Let consumers pay

The 1 lakh mw needed is not meant for the poor, but for the consumption of the rich who can afford to pay a higher price.

Two massive power shutdowns in the northern grid last fortnight should shame the country into taking corrective action. In the wake of the breakdowns, the Centre and the states blamed each other. Whosoever is at fault, the fact is that life becomes unbearable without sufficient and continuous power supply. Grid failure not only causes pains and heavy losses; it also pulls down the prestige of the country in international arena. Since there is a major imbalance between demand and supply of power, such incidents may recur in future too. 

If we take a cursory look at the target of capacity creation in the last 20 years or four five year plans, we find that capacity building in power generation has always remained less than the target. The total of targets in the last four plans was 2 lakh 12 thousand megawatts, whereas the actual capacity creation was a little more than one lakh megawatts. In the Eleventh Five Year Plan, total capacity creation has been merely 50,000 megawatts, against the target of one lakh megawatts.

During 2011-12, the gap between demand and supply of power was 9.3 per cent, and this gap was 12.9 per cent on peak load. Demand for electricity has been increasing at the rate of 9 to 10 per cent, while its supply could increase at the rate of 7.7 per cent only. This implies widening of gap between demand and supply of electricity in the country. Under these circumstances, efforts are on to somehow increase the supply of electricity using multiple sources including hydro, thermal and even nuclear power. 

Environmental issues are emerging from indiscriminate use and production of electricity in the country. If we try to produce electricity from water, if affects natural flow of water or endangers lives of people due to big dams. In the past, nation has witnessed massive public movements against big dams and so called run-of-the-river projects. Recently government has put some restrictions on hydro power projects. If we produce power from coal or gas, it causes emissions of harmful and poisonous gases. Recent earthquakes of Japan have belied all claims about safety of nuclear power plants and thus nuclear power generation is also not free from hazards.

Nation is well aware of the protests and people’s movements against nuclear power projects in Tamil Nadu and Maharashtra. Protests against power projects endangering environment have solid reasons. Can we forgo the purity of Ganga or can we afford to endanger humanity by way of radioactivity of nuclear power plants for a few units of electricity, are some of the basic questions faced by the country. 

Demand and supply

The question is not only one of demand and supply. It is important to understand who is using electricity and for what purpose? Around 35 per cent of electricity demand comes from industry, 21 per cent from agriculture, 28 per cent from the households and 9 per cent from commercial establishments. Hardly 2 per cent electricity is used for railway traction. Apart from drawing electricity from the public utilities, commercial establishments and industry use power generated from their own captive power plants.

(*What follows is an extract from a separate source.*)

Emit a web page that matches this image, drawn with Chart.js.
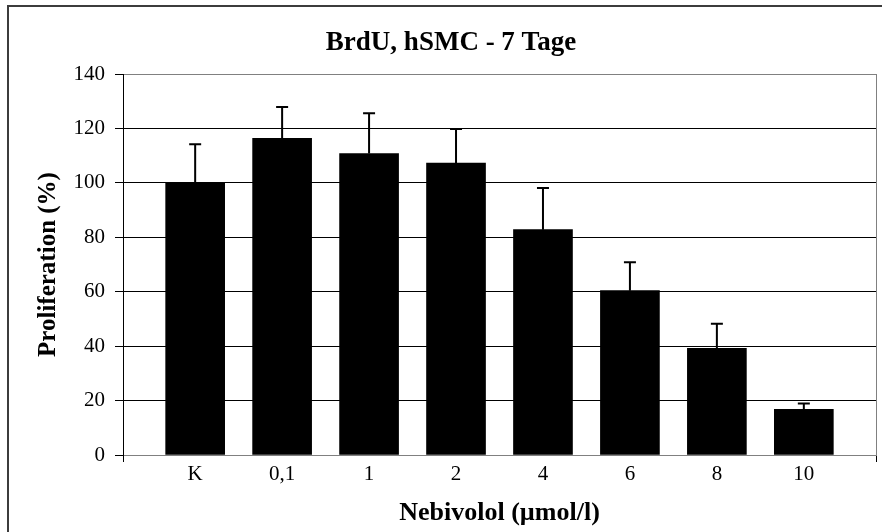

Perhaps the aggregate figures of power usage do not tell the whole story. We understand that it is important to provide electricity for productive purposes and for lighting the houses of poor. In this context it is important to note that, the usage of electricity is rising at the rate of only 2.7 per cent for productive purposes including agriculture, industry and services, whereas the electricity demand for luxuries (like air-conditioning) is rising at a much faster rate, such that the overall usage for electricity is rising at the rate of 8 per cent per annum.

As on date 7,000 crore units of electricity are produced on a monthly basis, which makes per capita use of electricity at 58 units per month. Even now, nearly 20 crore people (4 crore households) are deprived of electricity. If a small bulb could light their homes and a fan is available to them, they may consider themselves lucky enough. At the rate of 30 units monthly the total requirement for each household (deprived of electricity) comes to 120 crore units. If we could spare some 2 per cent of electricity from the present generation, nobody would be left deprived of electricity. 

If we look at the target of 1 lakh megawatt of additional power generation capacity, it is not for the poor and deprived. It is actually for those who have the capacity to purchase electricity. And it is surprising that the government is ready to go to any extent, even endangering the humanity for generation of additional power for the luxury of a few, in the guise of lighting the houses of common people.

Those who are advocating additional investment in power generation to meet the arithmetic gap between demand and supply of electricity must understand that there is a limit to the generation of electricity through conventional means. If the rich want to use more electricity for their luxuries they should be ready to pay more for the generation of power by renewable sources like solar power. The government should also keep in mind that it is not prudent to produce more power using conventional and pollutive methods. It should encourage generation of electricity from renewable sources like solar and wind, and plan the financial support and subsidies to encourage the same.